→ **Stated exercise**
Copy out each line exactly; pictures stay out of the copy.

→ **Given material**
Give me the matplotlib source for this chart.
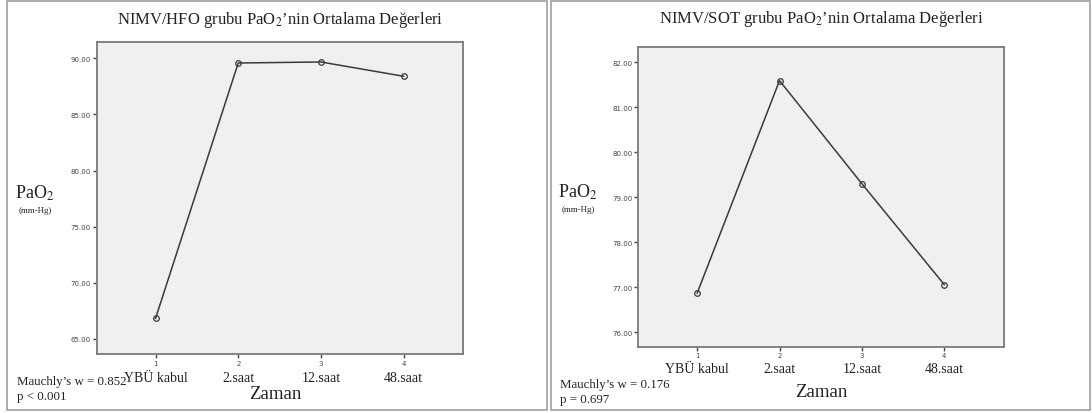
import matplotlib
matplotlib.use('Agg')
import matplotlib.pyplot as plt
from matplotlib.patches import Rectangle

plt.rcParams['mathtext.fontset'] = 'stix'

# data
zaman = [1, 2, 3, 4]
zaman_labels = ['YBÜ kabul', '2.saat', '12.saat', '48.saat']
hfo_pao2 = [66.84, 89.58, 89.67, 88.40]
sot_pao2 = [76.87, 81.59, 79.30, 77.06]
hfo_yticks = [65, 70, 75, 80, 85, 90]
sot_yticks = [76, 77, 78, 79, 80, 81, 82]

W, H = 1092, 414
SERIF = 'Liberation Serif'


def px(x, y):
    """Pixel position to figure fraction."""
    return x / W, 1 - y / H


def draw_panel(fig, rect, values, yticks, ylim, title, mauchly, offs):
    x0, x1, y0, y1 = rect
    ax = fig.add_axes([x0 / W, 1 - y1 / H, (x1 - x0) / W, (y1 - y0) / H])
    ax.set_facecolor('#f0f0f0')
    for s in ax.spines.values():
        s.set_color('#7a7a7a')
        s.set_linewidth(1.3)

    ax.plot(zaman, values, '-', color='#3a3a3a', lw=1.1,
            marker='o', ms=4, mfc='none', mec='#3a3a3a', mew=0.9)

    ax.set_xlim(0.285, 4.72)
    ax.set_ylim(*ylim)
    ax.set_yticks(yticks)
    ax.set_yticklabels(['%.2f' % v for v in yticks])
    ax.set_xticks(zaman)
    ax.set_xticklabels([str(v) for v in zaman])
    ax.tick_params(axis='both', direction='out', length=3, width=1,
                   color='#444444', labelsize=5, labelcolor='#444444', pad=1)

    # category names under the tick numbers
    for xv, lab in zip(zaman, zaman_labels):
        ax.annotate(lab, xy=(xv, 0), xycoords=('data', 'axes fraction'),
                    xytext=(0, -offs['cat'] * 0.72), textcoords='offset points',
                    ha='center', va='center', family=SERIF, fontsize=10,
                    color='#222222')

    left = offs['left']
    cx = (x0 + x1) / 2 + offs['title_dx']
    fig.text(*px(cx, offs['title_y']), title, ha='center', va='center',
             family=SERIF, fontsize=12, color='#222222')
    fig.text(*px(left + 18, offs['pao2_y']), 'PaO$_2$', ha='center', va='center',
             family=SERIF, fontsize=13, color='#222222')
    fig.text(*px(left + 18, offs['pao2_y'] + 18), '(mm-Hg)', ha='center',
             va='center', family=SERIF, fontsize=6.5, color='#222222')
    fig.text(*px(cx + offs['zaman_dx'], offs['zaman_y']), 'Zaman', ha='center',
             va='center', family=SERIF, fontsize=13.5, color='#222222')
    fig.text(*px(left, offs['m_y']), mauchly[0], ha='left', va='center',
             family=SERIF, fontsize=9.3, color='#222222')
    fig.text(*px(left, offs['m_y'] + 15), mauchly[1], ha='left', va='center',
             family=SERIF, fontsize=9.3, color='#222222')
    return ax


fig = plt.figure(figsize=(W / 100, H / 100), dpi=100)

# panel frames
for bx0, bx1 in [(7, 547), (551, 1090)]:
    fig.patches.append(Rectangle(px(bx0, 411), (bx1 - bx0) / W, 409 / H,
                                 transform=fig.transFigure, fill=False,
                                 edgecolor='#a0a0a0', lw=1.2))

draw_panel(fig, (96.5, 463, 43, 355), hfo_pao2, hfo_yticks, (63.66, 91.45),
           'NIMV/HFO grubu PaO$_2$\u2019nin Ortalama Değerleri',
           ('Mauchly\u2019s w = 0.852', 'p < 0.001'),
           dict(cat=24, left=17, title_dx=0, title_y=20, pao2_y=193,
                zaman_dx=-5, zaman_y=395, m_y=382))

draw_panel(fig, (638.3, 1003.5, 48.3, 347.7), sot_pao2, sot_yticks, (75.68, 82.33),
           'NIMV/SOT grubu PaO$_2$\u2019nin Ortalama Değerleri',
           ('Mauchly\u2019s w = 0.176', 'p = 0.697'),
           dict(cat=21.5, left=560, title_dx=0, title_y=19, pao2_y=192,
                zaman_dx=0, zaman_y=393, m_y=385))

fig.savefig('out.png', dpi=100)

→ **Solution**
Give me the matplotlib source for this chart.
import matplotlib
matplotlib.use('Agg')
import matplotlib.pyplot as plt
from matplotlib.patches import Rectangle

plt.rcParams['mathtext.fontset'] = 'stix'

# data
zaman = [1, 2, 3, 4]
zaman_labels = ['YBÜ kabul', '2.saat', '12.saat', '48.saat']
hfo_pao2 = [66.84, 89.58, 89.67, 88.40]
sot_pao2 = [76.87, 81.59, 79.30, 77.06]
hfo_yticks = [65, 70, 75, 80, 85, 90]
sot_yticks = [76, 77, 78, 79, 80, 81, 82]

W, H = 1092, 414
SERIF = 'Liberation Serif'


def px(x, y):
    """Pixel position to figure fraction."""
    return x / W, 1 - y / H


def draw_panel(fig, rect, values, yticks, ylim, title, mauchly, offs):
    x0, x1, y0, y1 = rect
    ax = fig.add_axes([x0 / W, 1 - y1 / H, (x1 - x0) / W, (y1 - y0) / H])
    ax.set_facecolor('#f0f0f0')
    for s in ax.spines.values():
        s.set_color('#7a7a7a')
        s.set_linewidth(1.3)

    ax.plot(zaman, values, '-', color='#3a3a3a', lw=1.1,
            marker='o', ms=4, mfc='none', mec='#3a3a3a', mew=0.9)

    ax.set_xlim(0.285, 4.72)
    ax.set_ylim(*ylim)
    ax.set_yticks(yticks)
    ax.set_yticklabels(['%.2f' % v for v in yticks])
    ax.set_xticks(zaman)
    ax.set_xticklabels([str(v) for v in zaman])
    ax.tick_params(axis='both', direction='out', length=3, width=1,
                   color='#444444', labelsize=5, labelcolor='#444444', pad=1)

    # category names under the tick numbers
    for xv, lab in zip(zaman, zaman_labels):
        ax.annotate(lab, xy=(xv, 0), xycoords=('data', 'axes fraction'),
                    xytext=(0, -offs['cat'] * 0.72), textcoords='offset points',
                    ha='center', va='center', family=SERIF, fontsize=10,
                    color='#222222')

    left = offs['left']
    cx = (x0 + x1) / 2 + offs['title_dx']
    fig.text(*px(cx, offs['title_y']), title, ha='center', va='center',
             family=SERIF, fontsize=12, color='#222222')
    fig.text(*px(left + 18, offs['pao2_y']), 'PaO$_2$', ha='center', va='center',
             family=SERIF, fontsize=13, color='#222222')
    fig.text(*px(left + 18, offs['pao2_y'] + 18), '(mm-Hg)', ha='center',
             va='center', family=SERIF, fontsize=6.5, color='#222222')
    fig.text(*px(cx + offs['zaman_dx'], offs['zaman_y']), 'Zaman', ha='center',
             va='center', family=SERIF, fontsize=13.5, color='#222222')
    fig.text(*px(left, offs['m_y']), mauchly[0], ha='left', va='center',
             family=SERIF, fontsize=9.3, color='#222222')
    fig.text(*px(left, offs['m_y'] + 15), mauchly[1], ha='left', va='center',
             family=SERIF, fontsize=9.3, color='#222222')
    return ax


fig = plt.figure(figsize=(W / 100, H / 100), dpi=100)

# panel frames
for bx0, bx1 in [(7, 547), (551, 1090)]:
    fig.patches.append(Rectangle(px(bx0, 411), (bx1 - bx0) / W, 409 / H,
                                 transform=fig.transFigure, fill=False,
                                 edgecolor='#a0a0a0', lw=1.2))

draw_panel(fig, (96.5, 463, 43, 355), hfo_pao2, hfo_yticks, (63.66, 91.45),
           'NIMV/HFO grubu PaO$_2$\u2019nin Ortalama Değerleri',
           ('Mauchly\u2019s w = 0.852', 'p < 0.001'),
           dict(cat=24, left=17, title_dx=0, title_y=20, pao2_y=193,
                zaman_dx=-5, zaman_y=395, m_y=382))

draw_panel(fig, (638.3, 1003.5, 48.3, 347.7), sot_pao2, sot_yticks, (75.68, 82.33),
           'NIMV/SOT grubu PaO$_2$\u2019nin Ortalama Değerleri',
           ('Mauchly\u2019s w = 0.176', 'p = 0.697'),
           dict(cat=21.5, left=560, title_dx=0, title_y=19, pao2_y=192,
                zaman_dx=0, zaman_y=393, m_y=385))

fig.savefig('out.png', dpi=100)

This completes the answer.